Since it was evening, we made sleeping arrangements for the new bunny, quickly named “Sungura” (which means rabbit in Swahili, since Jonah didn’t know if it was a boy or a girl). By morning, it hadn’t eaten any of the greens that Jo had collected for him, so Jonah fed him baby formula from a syringe every couple of hours and the rabbit never left his side–even while he was doing his school work. Jonah was tickled that the rabbit continually licked his face and neck, and when Jonah would move away from the rabbit on the couch, it would quickly move over and snuggle to his side. Finally, the perfect pet! Just what he’d always wanted.
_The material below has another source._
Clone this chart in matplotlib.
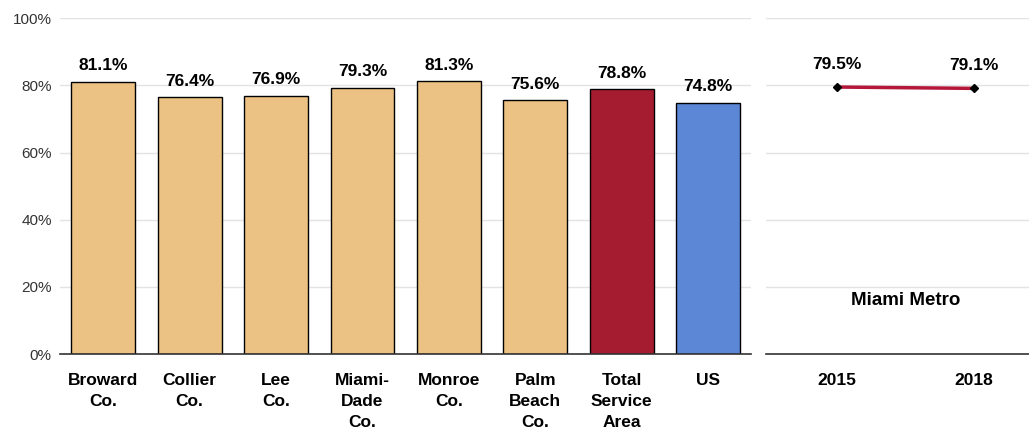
import numpy as np
import matplotlib.pyplot as plt
from matplotlib.ticker import PercentFormatter

plt.rcParams['font.family'] = ['Liberation Sans Narrow', 'Liberation Sans', 'DejaVu Sans']

areas = ['Broward\nCo.', 'Collier\nCo.', 'Lee\nCo.', 'Miami-\nDade\nCo.', 'Monroe\nCo.',
         'Palm\nBeach\nCo.', 'Total\nService\nArea', 'US']
values = [81.1, 76.4, 76.9, 79.3, 81.3, 75.6, 78.8, 74.8]
colors = ['#EBC283'] * 6 + ['#A51C30', '#5B87D6']

years = ['2015', '2018']
metro = [79.5, 79.1]

fig = plt.figure(figsize=(10.29, 4.30), dpi=100)
ax = fig.add_axes([0.0583, 0.1767, 0.672, 0.781])
ax2 = fig.add_axes([0.744, 0.1767, 0.256, 0.781])

x = np.arange(len(areas))
ax.bar(x, values, width=0.74, color=colors, edgecolor='black', linewidth=1, zorder=3)
for xi, v in zip(x, values):
    ax.text(xi, v + 2.5, f'{v:.1f}%', ha='center', va='bottom', fontsize=12.5, fontweight='bold')
ax.set_xlim(-0.5, len(areas) - 0.5)
ax.set_ylim(0, 100)
ax.set_yticks(range(0, 101, 20))
ax.yaxis.set_major_formatter(PercentFormatter(decimals=0))
ax.set_xticks(x)
ax.set_xticklabels(areas, fontsize=12.5, fontweight='bold', linespacing=1.5, va='top')
ax.tick_params(axis='x', length=0, pad=14)
ax.tick_params(axis='y', length=0, labelsize=11, labelcolor='#333333', pad=6)
ax.grid(axis='y', color='#E3E3E3', linewidth=1, zorder=0)
for s in ['left', 'right', 'top']:
    ax.spines[s].set_visible(False)
ax.spines['bottom'].set_color('#333333')
ax.spines['bottom'].set_linewidth(1.2)
ax.spines['bottom'].set_zorder(4)

xp = np.arange(len(years))
ax2.plot(xp, metro, color='#B5173A', linewidth=2.5, marker='D', markersize=4,
         markerfacecolor='black', markeredgecolor='black', zorder=3)
for xi, v in zip(xp, metro):
    ax2.text(xi, v + 4.5, f'{v:.1f}%', ha='center', va='bottom', fontsize=12.5, fontweight='bold')
ax2.text(0.5, 16, 'Miami Metro', ha='center', va='center', fontsize=13.5, fontweight='bold')
ax2.set_xlim(-0.518, 1.401)
ax2.set_ylim(0, 100)
ax2.set_yticks(range(0, 101, 20))
ax2.set_yticklabels([])
ax2.set_xticks(xp)
ax2.set_xticklabels(years, fontsize=12.5, fontweight='bold')
ax2.tick_params(axis='x', length=0, pad=14)
ax2.tick_params(axis='y', length=0)
ax2.grid(axis='y', color='#E3E3E3', linewidth=1, zorder=0)
for s in ['left', 'right', 'top']:
    ax2.spines[s].set_visible(False)
ax2.spines['bottom'].set_color('#333333')
ax2.spines['bottom'].set_linewidth(1.2)

fig.savefig('out.png', dpi=100)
That evening, Jonah typed out an email to family in America and of course, told them about Sungura. We had just finished supper, so I told the kids they could go outside to play. I glanced over the email, clicked “send,” and looked at my inbox. Suddenly I heard loud voices outside and so I got up to see what was the matter. Before I got to the door, Jonah was inside. He had composed himself while in the yard, but as soon as he made it to the privacy of the living room, he erupted in sobs.
Through his tears, the story came out: he’d brought Sungura out to play in the great outdoors. Of course, all his siblings were excited to see the rabbit run around. One (who shall remain nameless), started chasing the tiny rabbit. Jonah yelled, “Stop! Don’t do that!,” knowing that his sibling might inadvertently step on the creature. His sibling didn’t listen, despite several warnings. Suddenly, a foot met the unfortunate rabbit’s neck. Blood immediately spurted from its nose. I ran outside to see what could be done, but it was, of course, too late and too serious.
The sibling was disciplined, and we all cried. It was an “accident”…but it wasn’t. This particular child has struggled to respect the word of older brothers and sisters lately. When corrected by them, this child has been obstinate about NOT listening and NOT following their direction. The rebellion has been obvious to everyone. It has been corrected by parents and siblings alike, and we’ve also tried to teach through the Word of God the importance of listening to wise counsel, obeying older siblings in the absence of Mom and Dad, and so on. To no avail.
If it had been an unfortunate accident, there would have been no punishment. But it wasn’t. It was sin. And this time, there were consequences. Unfortunately, it was not to the child only but to a beloved brother.
It was a quiet and sad evening in the Carrier home. But we had some good conversation as a result. The brother forgave and his sibling repented. I know it is for God’s glory and our good.
But the boy still misses his bunny. He’s still a little sad. And things are still a little quiet as we all process the sadness of this circumstance and meditate upon the ugly consequences of sin.